On several occasions, prosecutors scolded Gray for dodging questions. Gray was ordered into two separate hearings about his refusal to answer questions, but transcripts of those proceedings were not available Friday.
As the hearing continued, prosecutors expressed their frustration.
Deputy Dist. Atty. Valerie Aenlle-Rocha asked Gray to detail the films he had directed, which include the most recent installment of “The Fast and the Furious” series and the South L.A.-based “Friday.” She asked him to name the actors involved in each film, then questioned how he could remember all of that but draw a blank when it came to the incident with Knight.
At another point, Aenlle-Rocha asked him if he had been using drugs that might have affected his memory on the date he received the calls and texts. The director said no.

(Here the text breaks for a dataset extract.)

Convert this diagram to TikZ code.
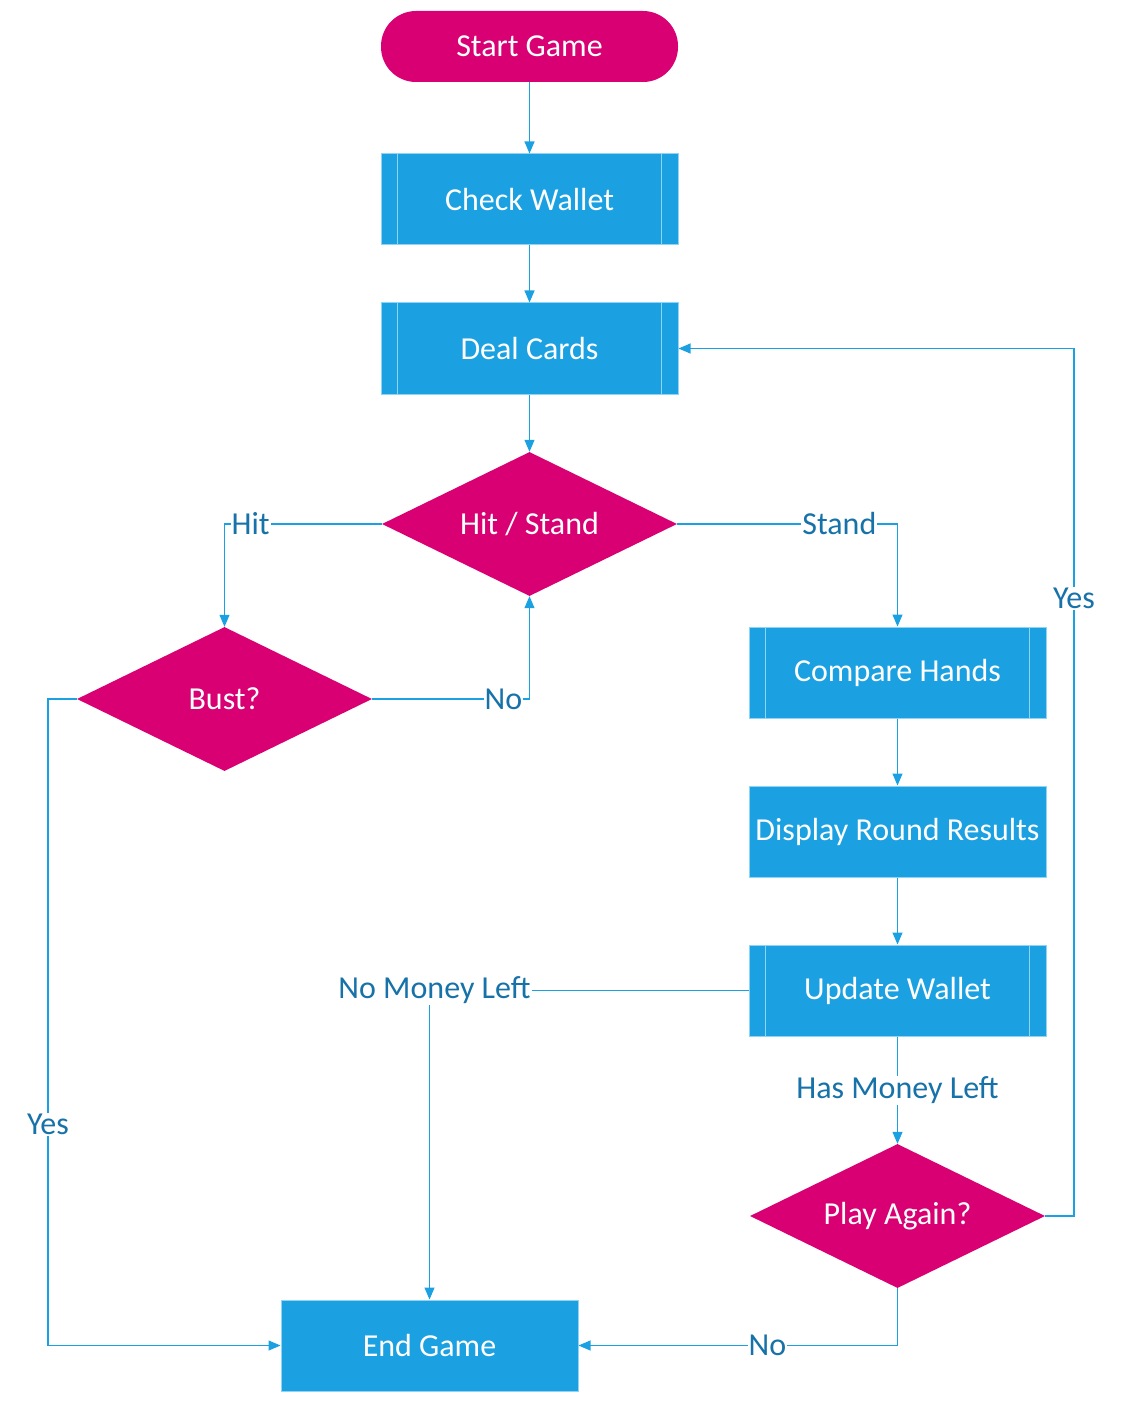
\documentclass[tikz,border=0pt]{standalone}
\usepackage{fontspec}
\setmainfont{Carlito}
\usetikzlibrary{arrows.meta,shapes.geometric,calc}
\definecolor{boxblue}{HTML}{1BA1E2}
\definecolor{mag}{HTML}{D80073}
\definecolor{linec}{HTML}{1BA1E2}
\definecolor{lblc}{HTML}{1672A8}
\definecolor{innerl}{HTML}{8FD3F5}
\begin{document}
\begin{tikzpicture}[x=1pt,y=-1pt,
  font=\fontsize{32}{38}\selectfont,
  proc/.style={rectangle, fill=boxblue, draw=innerl, line width=1pt, minimum width=297pt, minimum height=91pt, text=white, inner sep=0pt},
  term/.style={rectangle, rounded corners=35pt, fill=mag, minimum width=297pt, minimum height=71pt, text=white, inner sep=0pt},
  dec/.style={diamond, fill=mag, aspect=2.05, minimum width=295pt, minimum height=144pt, text=white, inner sep=0pt},
  conn/.style={draw=linec, line width=1.1pt, -{Triangle[length=12pt,width=10pt]}},
  lbl/.style={fill=white, text=lblc, inner sep=1pt},
  sub/.style={draw=innerl, line width=1.6pt}]
\useasboundingbox (0,0) rectangle (1122,1404);

\node[term] (start) at (529.5,46.5) {Start Game};
\node[proc] (check) at (529.5,199.5) {Check Wallet};
\node[proc] (deal) at (529.5,348.5) {Deal Cards};
\node[dec] (hs) at (529.5,524) {Hit / Stand};
\node[dec] (bust) at (224.5,699) {Bust?};
\node[proc] (cmp) at (897.5,672.5) {Compare Hands};
\node[proc] (disp) at (897.5,831.5) {Display Round Results};
\node[proc] (upd) at (897.5,990.5) {Update Wallet};
\node[dec] (pa) at (897.5,1216) {Play Again?};
\node[proc] (end) at (429.5,1345.5) {End Game};

\foreach \n in {check,deal,cmp,upd}{
  \draw[sub] ($(\n.north west)+(17,0)$) -- ($(\n.south west)+(17,0)$);
  \draw[sub] ($(\n.north east)+(-17,0)$) -- ($(\n.south east)+(-17,0)$);
}

\coordinate (bl) at (48,699);
\coordinate (pr) at (1074,1216);

\draw[conn] (start) -- (check);
\draw[conn] (check) -- (deal);
\draw[conn] (deal) -- (hs);
\draw[conn] (hs.west) -| node[lbl,pos=0.417]{Hit} (bust.north);
\draw[conn] (hs.east) -| node[lbl,pos=0.368]{Stand} (cmp.north);
\draw[conn] (bust.east) -| node[lbl,pos=0.417]{No} (hs.south);
\draw[conn] (bust.west) -- (bl) |- node[lbl,pos=0.329]{Yes} (end.west);
\draw[conn] (cmp) -- (disp);
\draw[conn] (disp) -- (upd);
\draw[conn] (upd.west) -| node[lbl,pos=0.5,xshift=5pt]{No Money Left} (end.north);
\draw[conn] (upd) -- node[lbl]{Has Money Left} (pa);
\draw[conn] (pa.south) |- node[lbl,pos=0.704]{No} (end.east);
\draw[conn] (pa.east) -- (pr) |- node[lbl,pos=0.356]{Yes} (deal.east);
\end{tikzpicture}
\end{document}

Gray did not want to be involved with the case in any way, according to testimony from Los Angeles County Sheriff’s Sgt. Richard Biddle, the lead investigator in Knight’s homicide case. Biddle said he had trouble serving Gray with a subpoena to appear at the grand jury hearing, ultimately tracking him to Los Angeles International Airport as the director was about to board a flight out of the country.
Gray asked the homicide investigator to escort him in and out of a downtown courthouse during the grand jury proceedings to protect him from reporters and “Knight’s gang members,” according to Biddle’s testimony.
“You’re a bright guy. You’re smart,” Barnes told Gray during the grand jury hearing. “You remember a lot, and you seem to have a black-hole memory when it comes to this individual incident.”